I retested aim7 against the latest git tree and all aim7 regression disappeared.

5) Kbuild regression 3%~6% with 2.6.26-rc1:
I run kbuild in a loop of 25 or more. On some machines, the testing script drops page cache
at the begining of every loop, and doesn't drop caches on other machines. The second testing
method result is stable, but the first one's result isn't stable. The regression is about the second
method.
I didn't report it because bisect located 2 groups of patches.
With the latest git, I retested kbuild and all regression with the second method disappears.

2008-06-04 11:20:27

by Ingo Molnar

[permalink] [raw]

Subject: Re: [Bug #10638] sysbench+mysql(oltp, readonly) 30% regression with 2.6.26-rc1

* Zhang, Yanmin <[email protected]> wrote:

>
> On Fri, 2008-05-30 at 11:45 +0200, Ingo Molnar wrote:
> > Yanmin,
> >
> > could you please check whether the performance regressions you
> > noticed are now fixed in upstream -git? [make sure merge
> > a7f75d3bed28 is included]
> >
> > i believe most of the regressions to 2.6.25 you found should be
> > addressed - if not, please let me know which one is still hurting.
>
> Most regressions are fixed.

great - thanks for the exhaustive testing! In fact there should be nice
speedups in most of the categories as well ;-)

out of the 5 issues, only one is inconclusive:

> On 16-thread tulsa machine, hackbench result becomes 34 seconds.
> 2.6.26-rc2's result is 40 seconds and 2.6.26-rc1's is 30 seconds. So
> there is much improvement. On another Montvale machine(supporting
> multi-threading, but I don't turn on it in BIOS), hackbench has the
> similiar behavior.

okay, that's "hackbench 100", which creates a swarm of 2000 runnable
tasks and which is extremely sensitive to wakeup preemption details.

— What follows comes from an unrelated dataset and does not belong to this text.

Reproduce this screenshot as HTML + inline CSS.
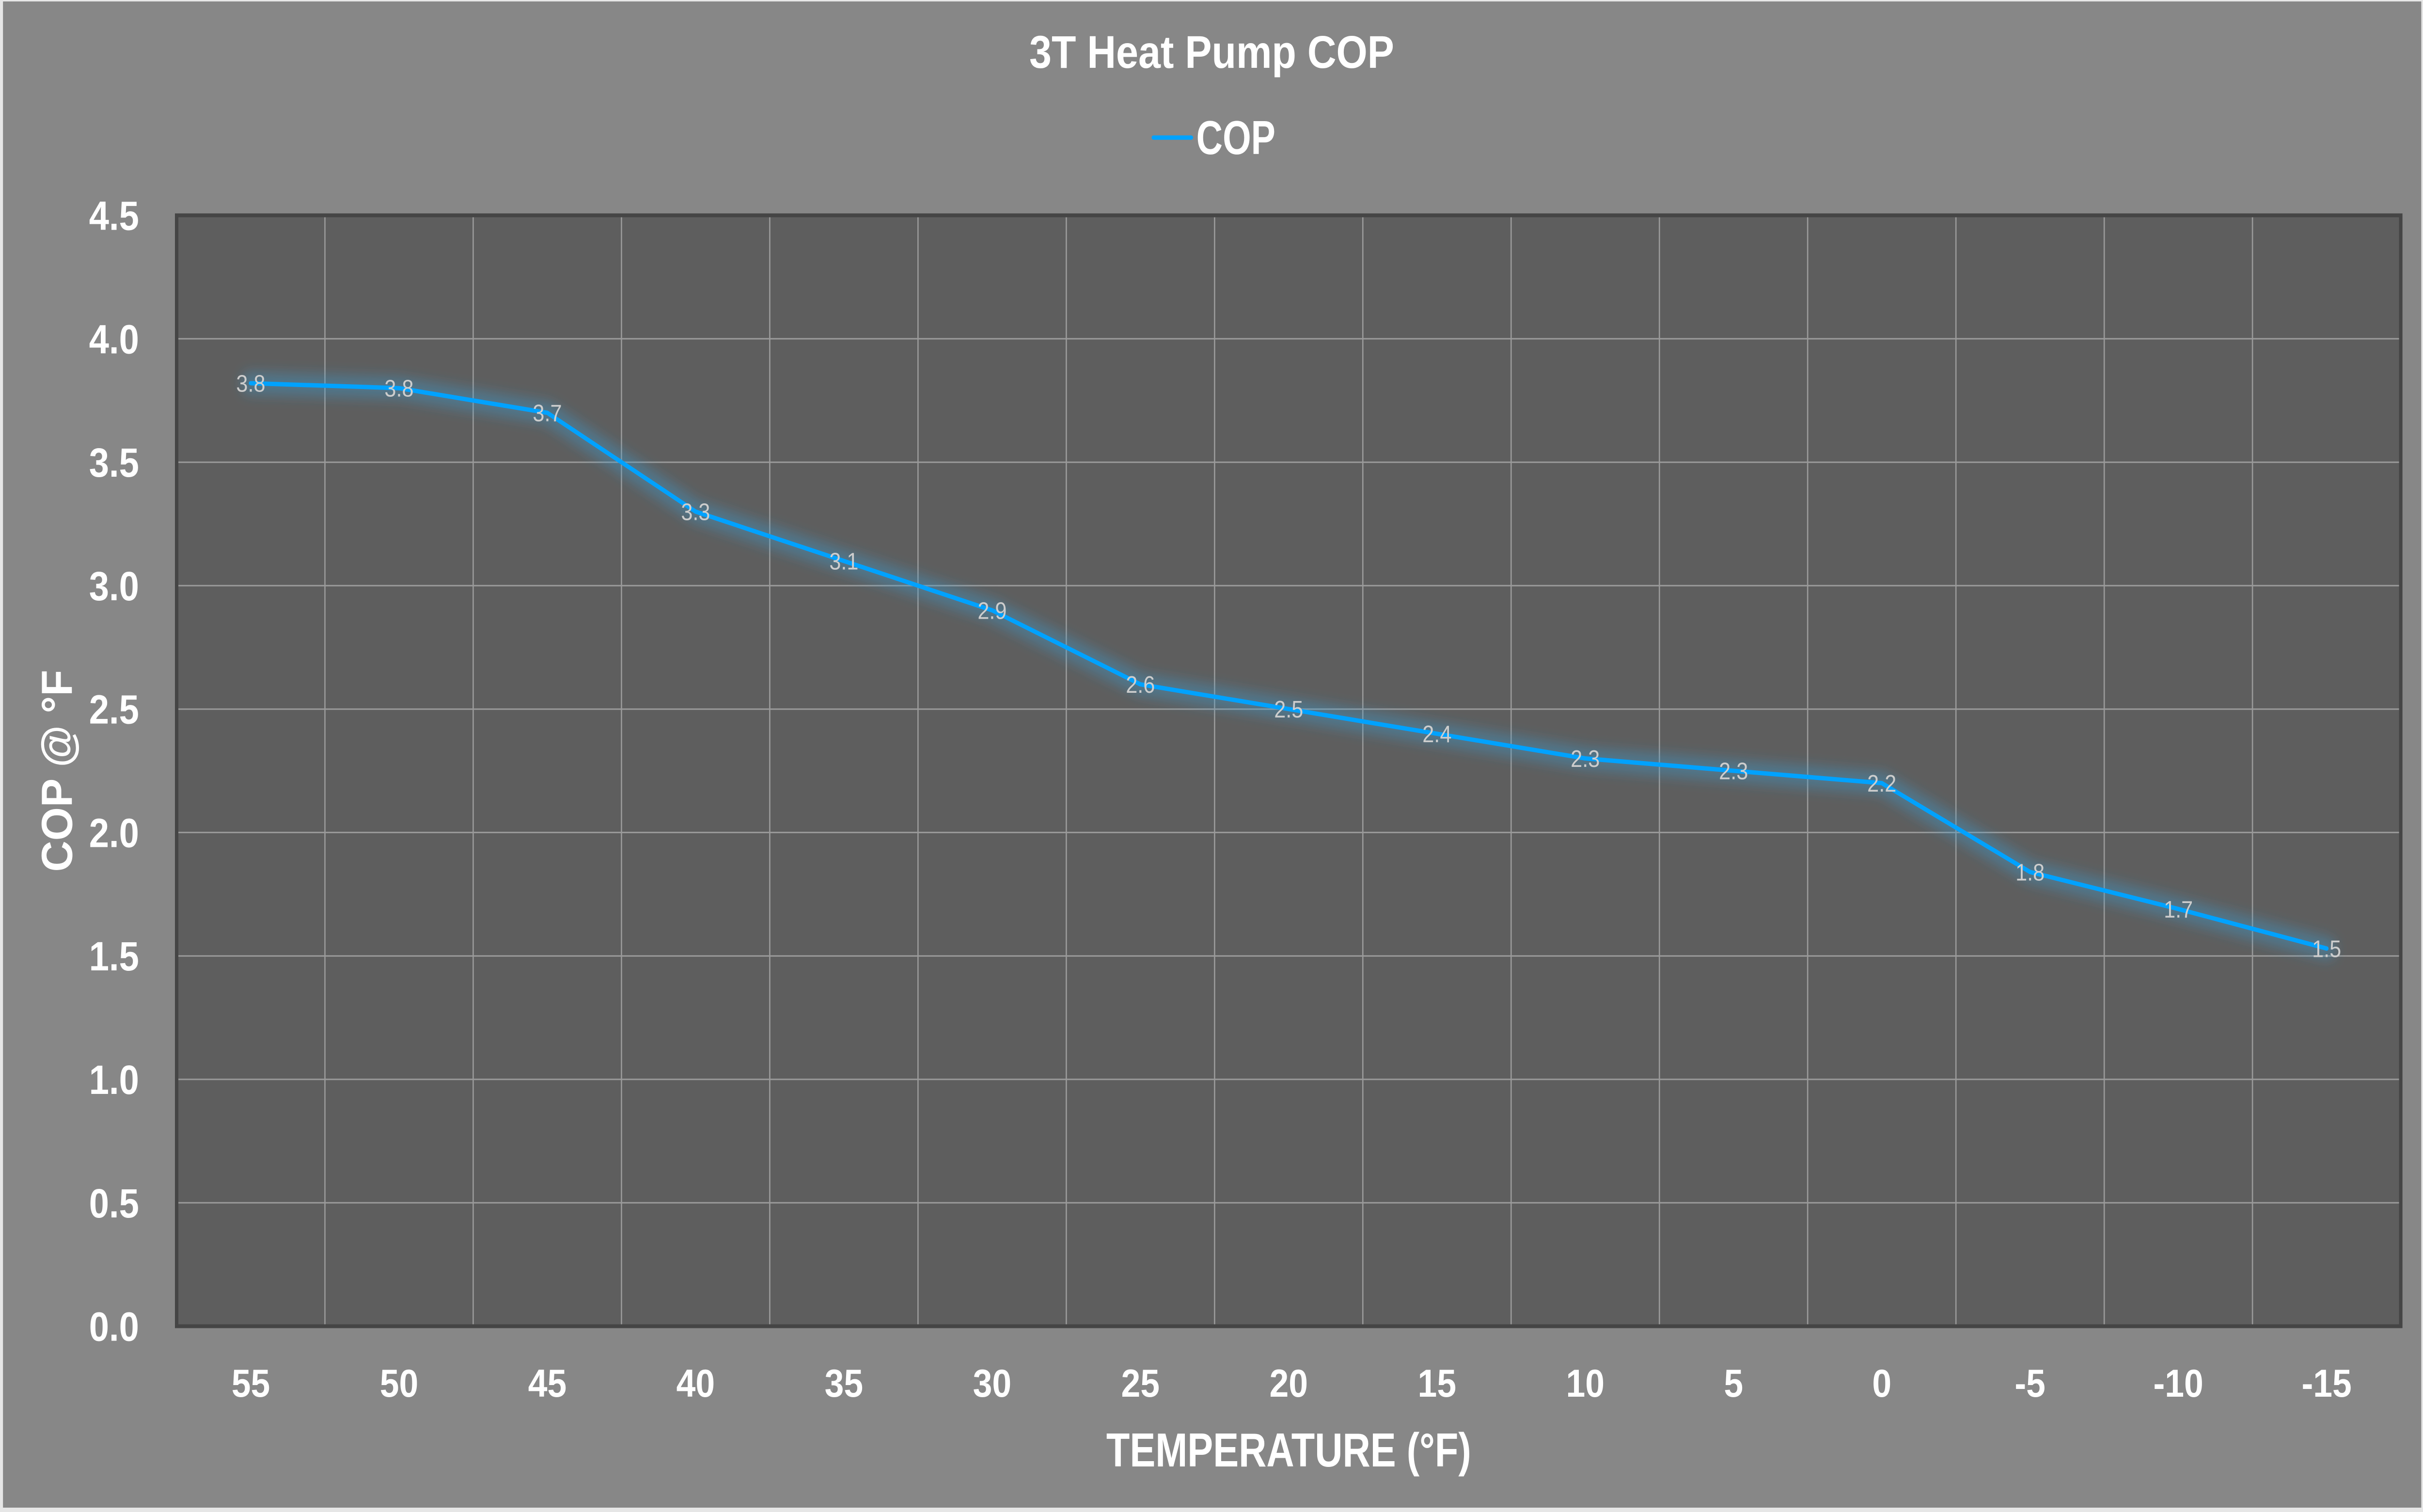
<!DOCTYPE html>
<html>
<head>
<meta charset="utf-8">
<style>
  html, body { margin: 0; padding: 0; width: 100%; height: 100%; overflow: hidden; background: #e8e8e8; }
  svg { display: block; position: absolute; left: 0; top: 0; width: 100vw; height: 100vh; }
  text { font-family: "Liberation Sans", "DejaVu Sans", sans-serif; }
</style>
</head>
<body>
<svg xmlns="http://www.w3.org/2000/svg" viewBox="0 0 5665 3121" preserveAspectRatio="none">
  <defs>
    <filter id="glow" x="-10%" y="-50%" width="120%" height="200%">
      <feGaussianBlur stdDeviation="13"/>
    </filter>
  </defs>
  <!-- outer frame -->
  <rect x="0" y="0" width="5665" height="3121" fill="#e6e6e6"/>
  <rect x="7" y="3" width="5654" height="3109" fill="#878787"/>

  <!-- title -->
  <text x="2833" y="140" font-size="95" font-weight="bold" fill="#ffffff" text-anchor="middle" textLength="853" lengthAdjust="spacingAndGlyphs">3T Heat Pump COP</text>

  <!-- legend -->
  <line x1="2697" y1="284" x2="2785" y2="284" stroke="#00a2ff" stroke-width="9" stroke-linecap="round"/>
  <text x="2797" y="318" font-size="98" font-weight="bold" fill="#ffffff" textLength="185" lengthAdjust="spacingAndGlyphs">COP</text>

  <!-- plot area -->
  <rect x="413" y="444.5" width="5200" height="2293" fill="#5e5e5e"/>

  <!-- horizontal gridlines -->
  <g stroke="#9a9a9a" stroke-width="3">
    <line x1="413" y1="699.3" x2="5613" y2="699.3"/>
    <line x1="413" y1="954.1" x2="5613" y2="954.1"/>
    <line x1="413" y1="1208.9" x2="5613" y2="1208.9"/>
    <line x1="413" y1="1463.7" x2="5613" y2="1463.7"/>
    <line x1="413" y1="1718.4" x2="5613" y2="1718.4"/>
    <line x1="413" y1="1973.2" x2="5613" y2="1973.2"/>
    <line x1="413" y1="2228.0" x2="5613" y2="2228.0"/>
    <line x1="413" y1="2482.8" x2="5613" y2="2482.8"/>
  </g>
  <!-- vertical gridlines -->
  <g stroke="#9a9a9a" stroke-width="3">
    <line x1="759.7" y1="444.5" x2="759.7" y2="2737.5"/>
    <line x1="1106.3" y1="444.5" x2="1106.3" y2="2737.5"/>
    <line x1="1453.0" y1="444.5" x2="1453.0" y2="2737.5"/>
    <line x1="1799.7" y1="444.5" x2="1799.7" y2="2737.5"/>
    <line x1="2146.3" y1="444.5" x2="2146.3" y2="2737.5"/>
    <line x1="2493.0" y1="444.5" x2="2493.0" y2="2737.5"/>
    <line x1="2839.7" y1="444.5" x2="2839.7" y2="2737.5"/>
    <line x1="3186.3" y1="444.5" x2="3186.3" y2="2737.5"/>
    <line x1="3533.0" y1="444.5" x2="3533.0" y2="2737.5"/>
    <line x1="3879.7" y1="444.5" x2="3879.7" y2="2737.5"/>
    <line x1="4226.3" y1="444.5" x2="4226.3" y2="2737.5"/>
    <line x1="4573.0" y1="444.5" x2="4573.0" y2="2737.5"/>
    <line x1="4919.7" y1="444.5" x2="4919.7" y2="2737.5"/>
    <line x1="5266.3" y1="444.5" x2="5266.3" y2="2737.5"/>
  </g>

  <!-- plot border -->
  <rect x="413" y="444.5" width="5200" height="2293" fill="none" stroke="#454545" stroke-width="8"/>

  <!-- series glow -->
  <polyline fill="none" stroke="#3d9fd6" stroke-opacity="0.38" stroke-width="46" stroke-linejoin="round" stroke-linecap="round" filter="url(#glow)"
    points="586.3,791.0 933.0,801.2 1279.7,852.1 1626.3,1056.0 1973.0,1157.9 2319.7,1259.8 2666.3,1412.6 3013.0,1463.6 3359.7,1514.6 3706.3,1565.5 4053.0,1591.0 4399.7,1616.5 4746.3,1799.9 5093.0,1876.3 5439.7,1957.9"/>
  <!-- series line -->
  <polyline fill="none" stroke="#00a2ff" stroke-width="9" stroke-linejoin="round" stroke-linecap="round"
    points="586.3,791.0 933.0,801.2 1279.7,852.1 1626.3,1056.0 1973.0,1157.9 2319.7,1259.8 2666.3,1412.6 3013.0,1463.6 3359.7,1514.6 3706.3,1565.5 4053.0,1591.0 4399.7,1616.5 4746.3,1799.9 5093.0,1876.3 5439.7,1957.9"/>

  <!-- data labels -->
  <g font-size="49" fill="#cdcdcd" text-anchor="middle">
    <text x="586.3" y="808.5">3.8</text>
    <text x="933.0" y="818.7">3.8</text>
    <text x="1279.7" y="869.6">3.7</text>
    <text x="1626.3" y="1073.5">3.3</text>
    <text x="1973.0" y="1175.4">3.1</text>
    <text x="2319.7" y="1277.3">2.9</text>
    <text x="2666.3" y="1430.1">2.6</text>
    <text x="3013.0" y="1481.1">2.5</text>
    <text x="3359.7" y="1532.1">2.4</text>
    <text x="3706.3" y="1583.0">2.3</text>
    <text x="4053.0" y="1608.5">2.3</text>
    <text x="4399.7" y="1634.0">2.2</text>
    <text x="4746.3" y="1817.4">1.8</text>
    <text x="5093.0" y="1893.8">1.7</text>
    <text x="5439.7" y="1975.4">1.5</text>
  </g>

  <!-- y tick labels -->
  <g font-size="84" font-weight="bold" fill="#ffffff" text-anchor="end">
    <text x="325" y="474.5">4.5</text>
    <text x="325" y="729.3">4.0</text>
    <text x="325" y="984.1">3.5</text>
    <text x="325" y="1238.9">3.0</text>
    <text x="325" y="1493.7">2.5</text>
    <text x="325" y="1748.4">2.0</text>
    <text x="325" y="2003.2">1.5</text>
    <text x="325" y="2258.0">1.0</text>
    <text x="325" y="2512.8">0.5</text>
    <text x="325" y="2767.5">0.0</text>
  </g>

  <!-- x tick labels -->
  <g font-size="81" font-weight="bold" fill="#ffffff" text-anchor="middle">
    <text x="586.3" y="2883">55</text>
    <text x="933.0" y="2883">50</text>
    <text x="1279.7" y="2883">45</text>
    <text x="1626.3" y="2883">40</text>
    <text x="1973.0" y="2883">35</text>
    <text x="2319.7" y="2883">30</text>
    <text x="2666.3" y="2883">25</text>
    <text x="3013.0" y="2883">20</text>
    <text x="3359.7" y="2883">15</text>
    <text x="3706.3" y="2883">10</text>
    <text x="4053.0" y="2883">5</text>
    <text x="4399.7" y="2883">0</text>
    <text x="4746.3" y="2883">-5</text>
    <text x="5093.0" y="2883">-10</text>
    <text x="5439.7" y="2883">-15</text>
  </g>

  <!-- axis titles -->
  <text x="3013" y="3027" font-size="98" font-weight="bold" fill="#ffffff" text-anchor="middle" textLength="853" lengthAdjust="spacingAndGlyphs">TEMPERATURE (°F)</text>
  <text transform="translate(168,1591) rotate(-90)" x="0" y="0" font-size="102" font-weight="bold" fill="#ffffff" text-anchor="middle" textLength="417" lengthAdjust="spacingAndGlyphs">COP @ °F</text>
</svg>
</body>
</html>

It
is a volanomark work-alike, so if volanomark itself works fine (which it
does appear, from your other numbers) and this one regresses a bit, i'm
not sure there's anything fundamental to be worried about.

Quite likely you'll get more stable results if you run it all batched
(which such workload really should):

schedtool -B -e hackbench 100

right?

the 16-thread tulsa machine, how is it laid out physically: 2 sockets, 4
cores per socket, 2 threads per core?

Ingo

2008-06-05 02:39:11

by Yanmin Zhang

[permalink] [raw]

Subject: Re: [Bug #10638] sysbench+mysql(oltp, readonly) 30% regression with 2.6.26-rc1

On Wed, 2008-06-04 at 13:19 +0200, Ingo Molnar wrote:
> * Zhang, Yanmin <[email protected]> wrote:
>
> >
> > On Fri, 2008-05-30 at 11:45 +0200, Ingo Molnar wrote:
> > > Yanmin,
> > >
> > > could you please check whether the performance regressions you
> > > noticed are now fixed in upstream -git? [make sure merge
> > > a7f75d3bed28 is included]
> > >
> > > i believe most of the regressions to 2.6.25 you found should be
> > > addressed - if not, please let me know which one is still hurting.
> >
> > Most regressions are fixed.
>
> great - thanks for the exhaustive testing! In fact there should be nice
> speedups in most of the categories as well ;-)
>
> out of the 5 issues, only one is inconclusive:
>
> > On 16-thread tulsa machine, hackbench result becomes 34 seconds.
> > 2.6.26-rc2's result is 40 seconds and 2.6.26-rc1's is 30 seconds. So
> > there is much improvement. On another Montvale machine(supporting
> > multi-threading, but I don't turn on it in BIOS), hackbench has the
> > similiar behavior.
>
> okay, that's "hackbench 100", which creates a swarm of 2000 runnable
> tasks and which is extremely sensitive to wakeup preemption details. It
> is a volanomark work-alike, so if volanomark itself works fine (which it
> does appear, from your other numbers) and this one regresses a bit, i'm
> not sure there's anything fundamental to be worried about.
One difference between volanoMark and hackbench is cpu context switch.
cpu context switch looks stable when I run volanoMark, but dones't look
stable with hackbench.

running queue is another difference. With volanoMark, running queue is quite stable.
With hackbench, running queue keeps decreasing, sometimes quickly, sometimes slowly.

>
> Quite likely you'll get more stable results if you run it all batched
> (which such workload really should):
>
> schedtool -B -e hackbench 100
I tested it by #hackbench process 2000 with/without schedtool.

If I don't kill most background processes (services), the result is still not stable.
If I kill background processes, the fluctuation is within 0.5 seconds
with or without schedtool. It looks like -B makes the result a little better, but
very little about 1 second.

>
> right?
>
> the 16-thread tulsa machine, how is it laid out physically: 2 sockets, 4
> cores per socket, 2 threads per core?
4 sockets, 2 cores per socket, 2 threads per core.